Restituiamo un valore alle nostre storie
Marco Follini
Caro direttore, c’è sempre una ragione, quando non se ne viene a capo. E la ragione delle date che non tornano e degli equivoci della memoria sta anche nel fatto che il mantra della classe politica che si è affermata negli ultimi tempi è stato quello di un’innovazione spinta fino alle soglie dell’improvvisazione. Dopo anni e anni nei quali tutti noi abbiamo preso a pugni il nostro passato, dopo che nessuno più ha rivendicato la propria storia, e semmai s’è fatto a gara per cancellarne ogni traccia, sarebbe stato davvero difficile immaginare che si fosse riusciti a conservare, e semmai affinare, una minima capacità di fare i conti con le radici della vita repubblicana.
Ora, questo difetto appartiene un po’ a tutti.

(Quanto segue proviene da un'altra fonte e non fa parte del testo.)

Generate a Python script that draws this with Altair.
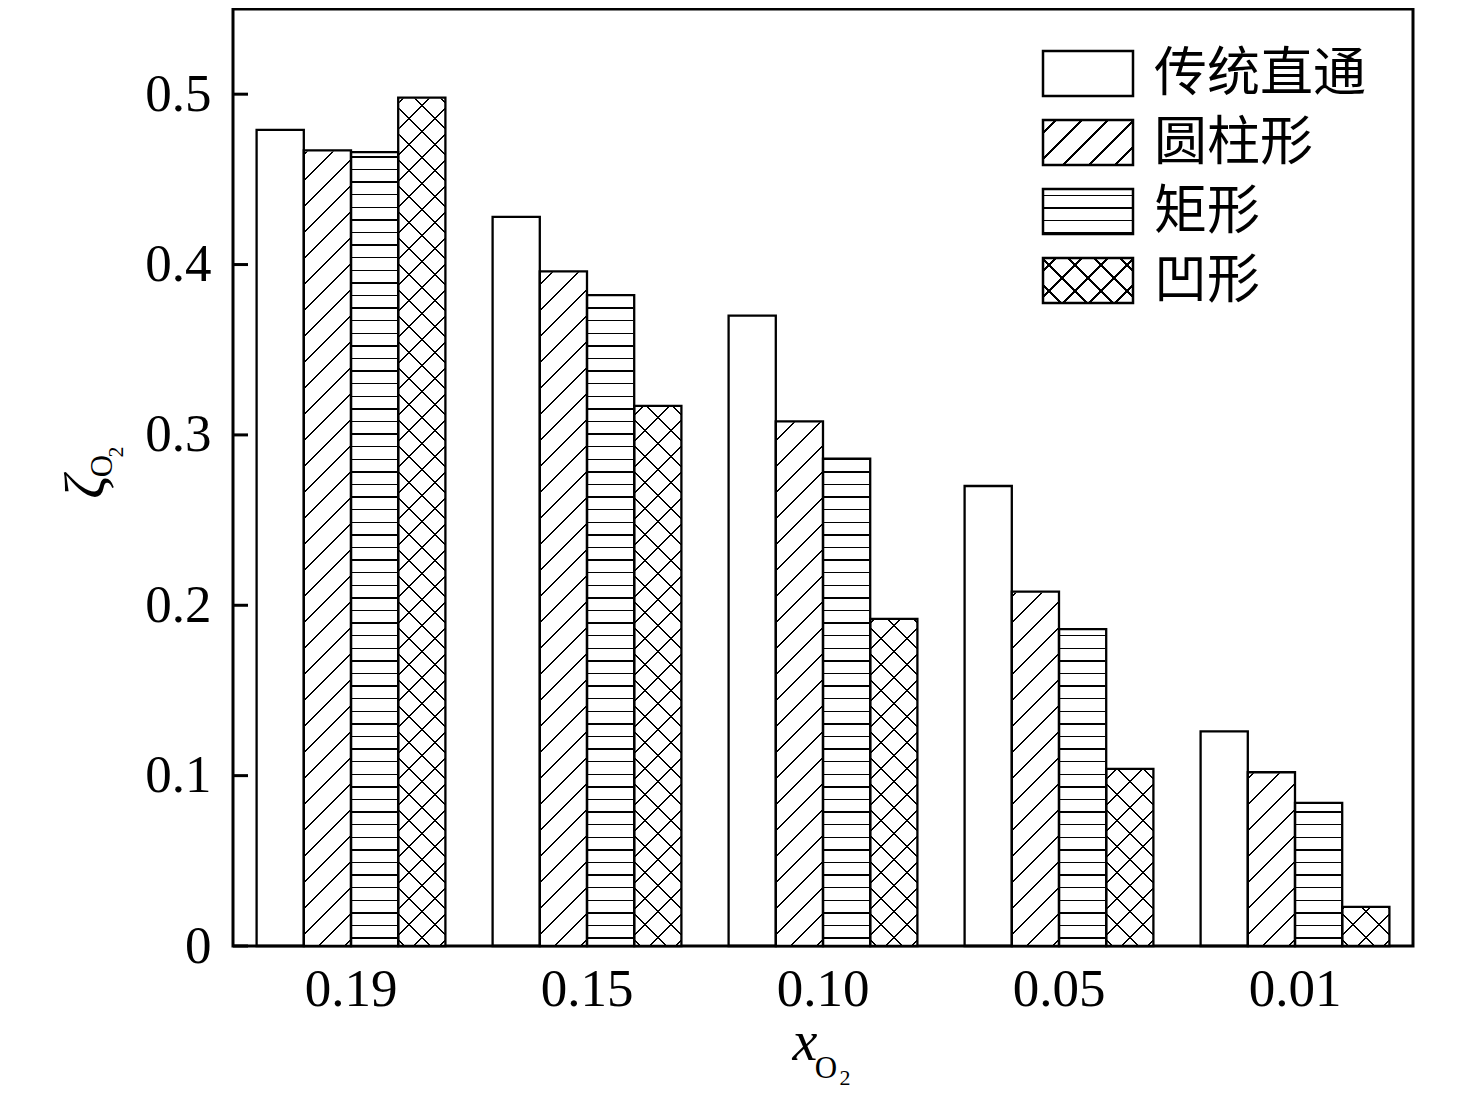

E di certo non giustifica le aberrazioni di certa destra, né i suoi silenzi, né certe sue parole equivoche. Ma noi, figli della Prima repubblica e dei suoi gloriosi partiti di una volta, forse abbiamo qualche responsabilità in più per aver spezzato il filo che ci legava alle nostre tradizioni. Infatti, abbiamo cambiato nome, deposto le insegne, bandito ogni forma di nostalgia e quasi manifestato imbarazzo per essere stati quelli di prima. Una volta che non c’erano più la Dc, il Pci e tutti gli altri, ci è sembrato doveroso rivendicare l’unico titolo che continuava a contare: quello di essere “post” qualcosa. Un po’ poco per salire in cattedra.
È ovvio che la politica sia movimento, innovazione, ricerca e scoperta di nuovi orizzonti. Ma ogni destinazione dovrebbe sapersi confrontare anche con la sua stessa origine. E immaginare il percorso storico come uno svolgimento e non come un susseguirsi di strappi e lacerazioni. Per noi, invece, ultime generazioni dei partiti che furono, l’arrivo finiva per essere solo il capovolgimento della partenza. Così, abbiamo fatto del nostro meglio per perderci. I democristiani intenti a dirsi popolari e mai più Dc. I comunisti pronti a rivendicare di non essere mai stati tali. E via dicendo. Quasi che il nostro stesso passato fosse diventato una tassa che ci si poteva esimere dal pagare.
Per questa via si arriva all’ultimo paradosso della politica italiana. E cioè al fatto che quanti possono rivendicare qualche merito quasi se ne vergognano, o almeno se ne tengono a prudente distanza. E quanti invece si dovrebbero distaccare dal torvo passato, quantomeno quello dei loro antenati, finiscono quasi per rivendicarlo adottando tutti quei giri di parole e/o quei colpevoli silenzi che dovrebbero far da scudo alle loro traballanti coscienze. Senza riuscirci, peraltro.